Letters to Friends

 •  4 min. read  •  grade level: 11
 
MY DEAR F—,
Your letter interested me considerably, but I fear that your conclusions clash very harshly with my belief. Imprimis, the question of inspiration which has produced so many theories and doubts is to me the simplest question of all; for whereas I disagree entirely with the inferences and deductions of Bishop Usher and a host of others, I believe that "every scripture is given by the inspiration of God." Hee graphee stands as you are aware in distinction from to grammata throughout the New Testament, and is used in reference to Holy Writ alone, whereas the latter may signify any man-made documents.
The great error seems to me to lie in accepting the arguments of even learned men upon the scriptures, and when these arguments are upset, in imagining that the foundation of the scriptures themselves has been shaken or destroyed, whereas the arguments were fallacious, being of shortsighted man, while "the word of God abideth forever.”
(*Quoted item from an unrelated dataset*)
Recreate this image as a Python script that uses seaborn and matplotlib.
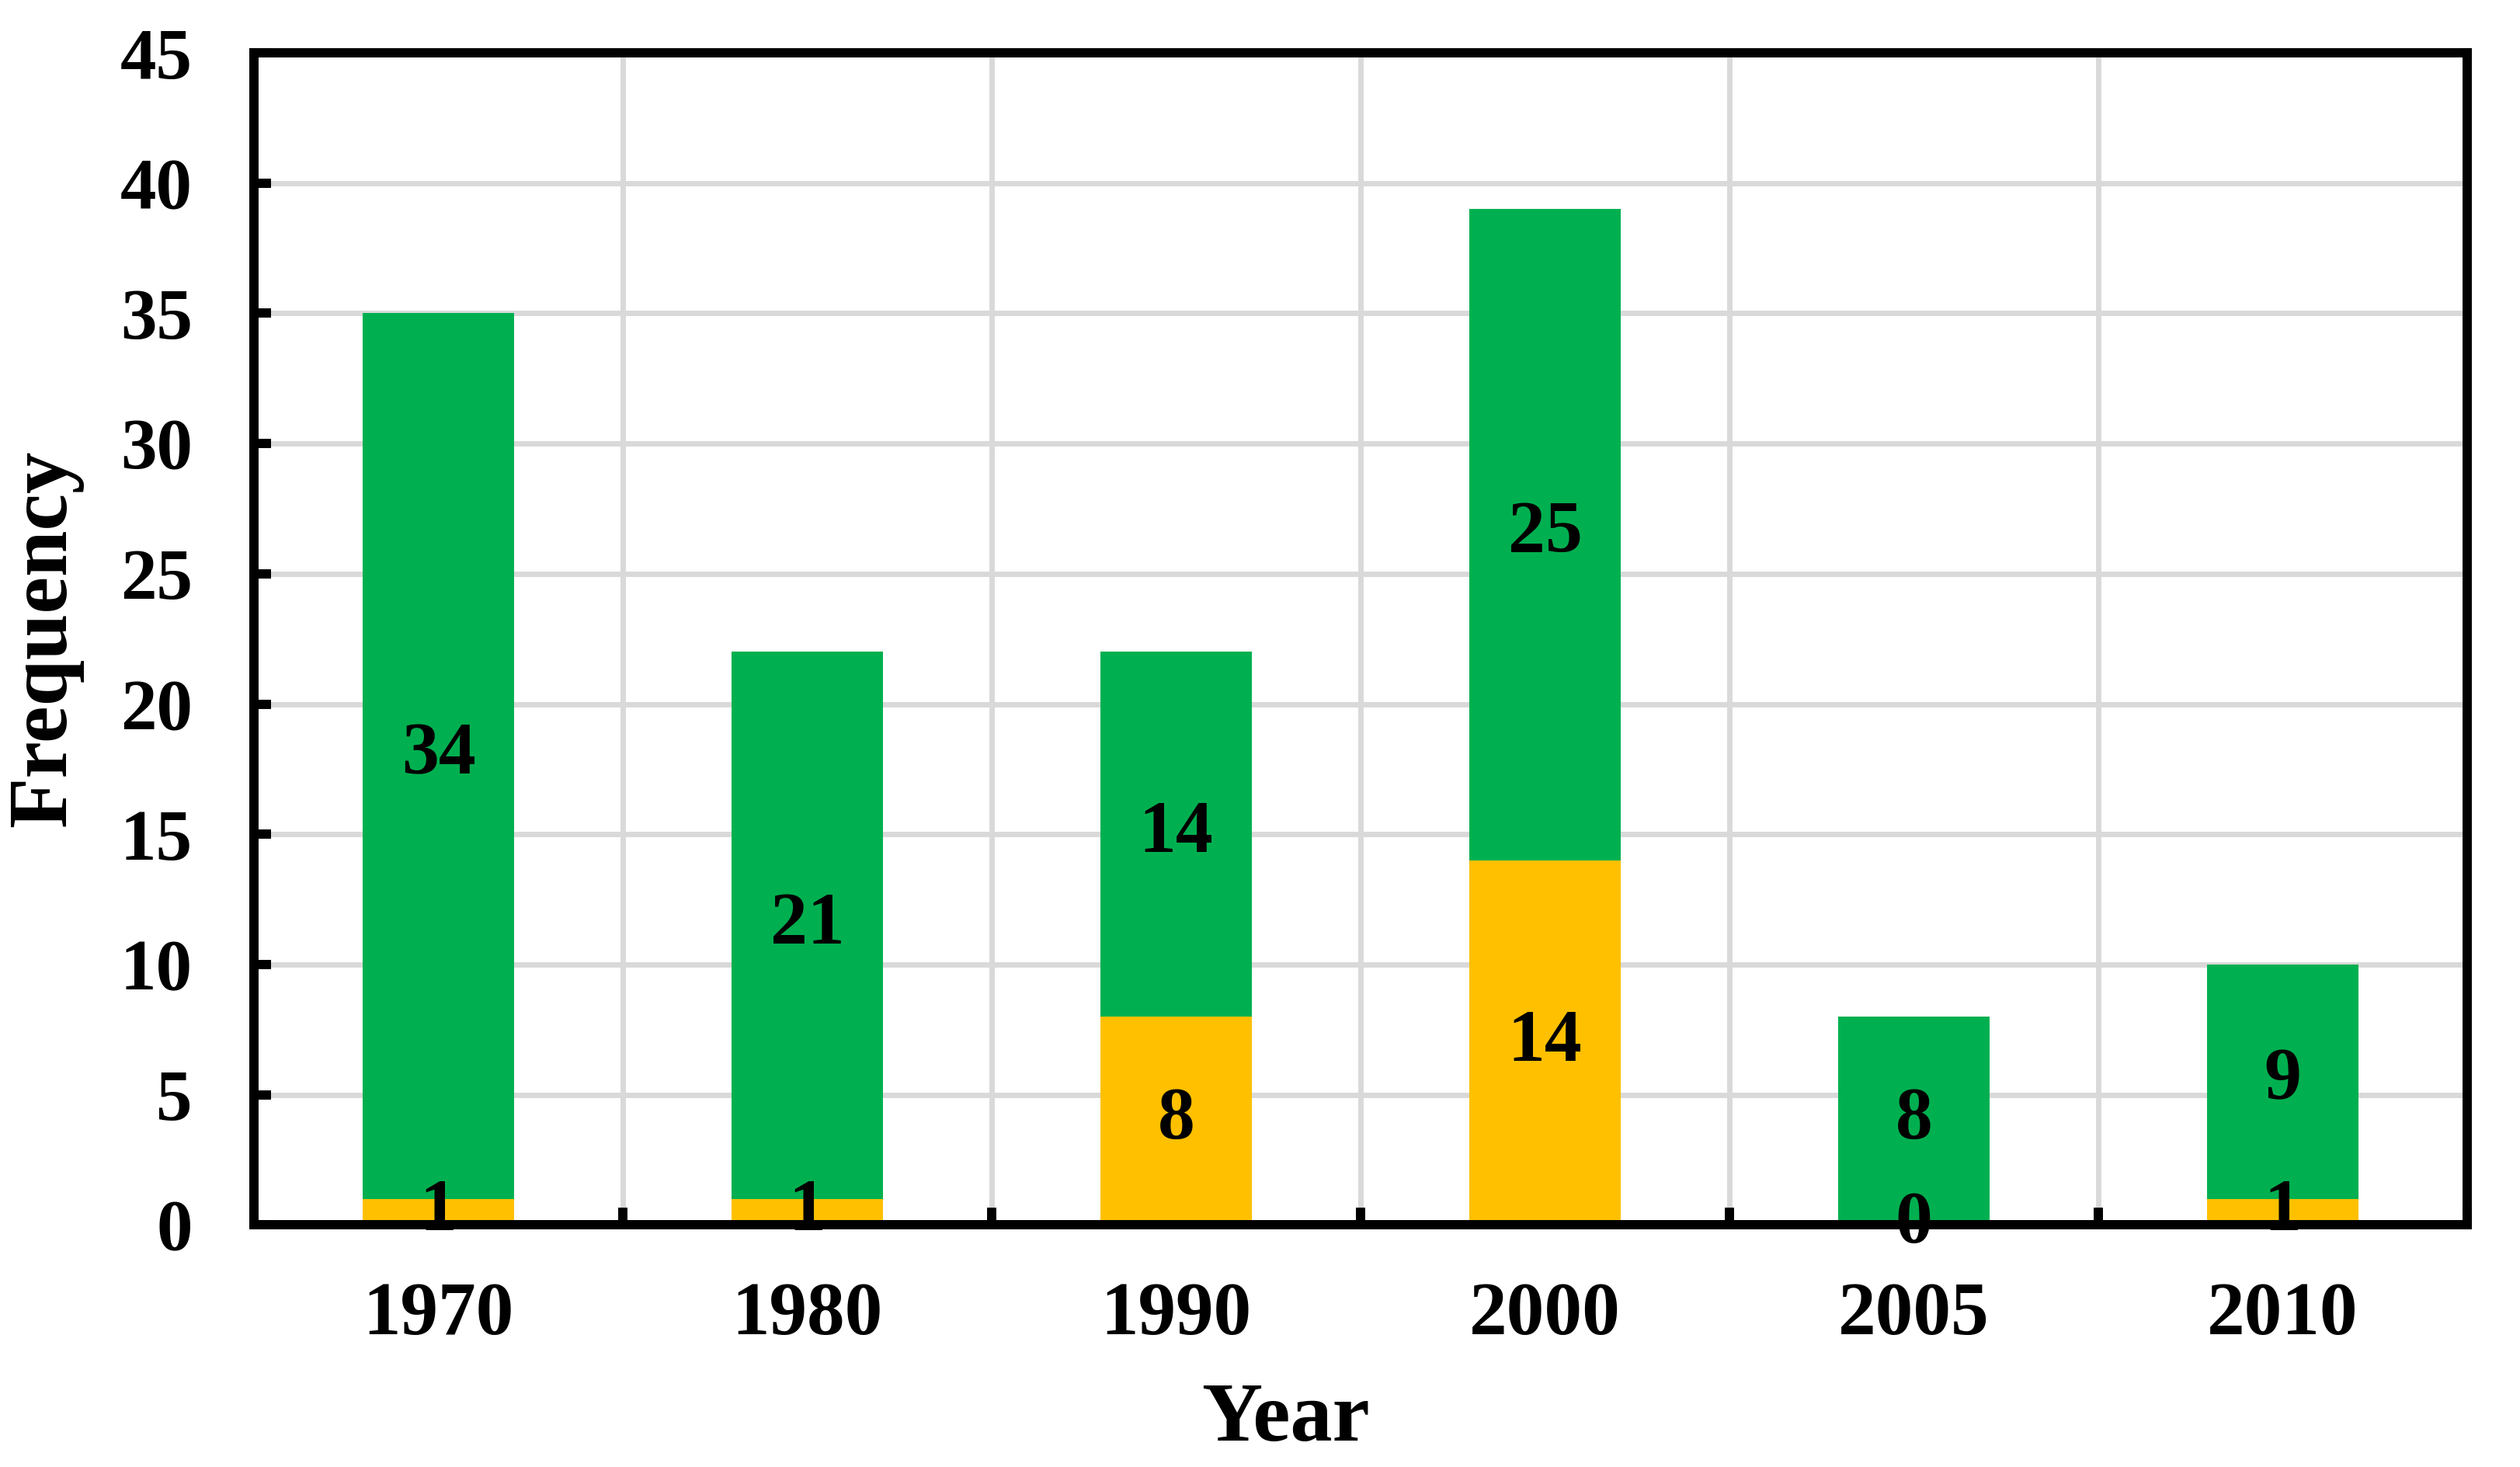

To accept a portion of the Bible and reject the rest is to me most arbitrary and wholly illogical procedure. To state that the scriptures contain inspiration is to create an impossible condition of things. As though God did not trouble Himself over the setting of His precious gems of heavenly truth, and deliberately admitted a garbled account of the historical events chronicled in scripture to form the setting for the vast truth of eternal life! The first result of such a belief would be skepticism, however mild in form, and when doubt begins, where will it end? Mr. X— would seem to be one of those broad-minded men, who believe that when Christ said, "In my Father's house are many mansions," He signified that there were mansions for the zealous votaries of all the creeds. A mansion for Gautama and all earnest Buddhists a mansion for Confucius and his disciples! a mansion for Mahomet, and so on! Indeed the puzzle is to know where to stop, for who shall say that the latest mad Mullah is a whit behind Mahomet himself in heavenly inspiration? And if we go further back, we must admit a mansion for. Thor, for Woden, for Venus, Diana, Bacchus, and all the gods and goddesses of antiquity, who probably all had their origin in fact; or are we to draw a line at the bounds of philosophy, and refuse a mansion for the misguided followers of all sensuous religions?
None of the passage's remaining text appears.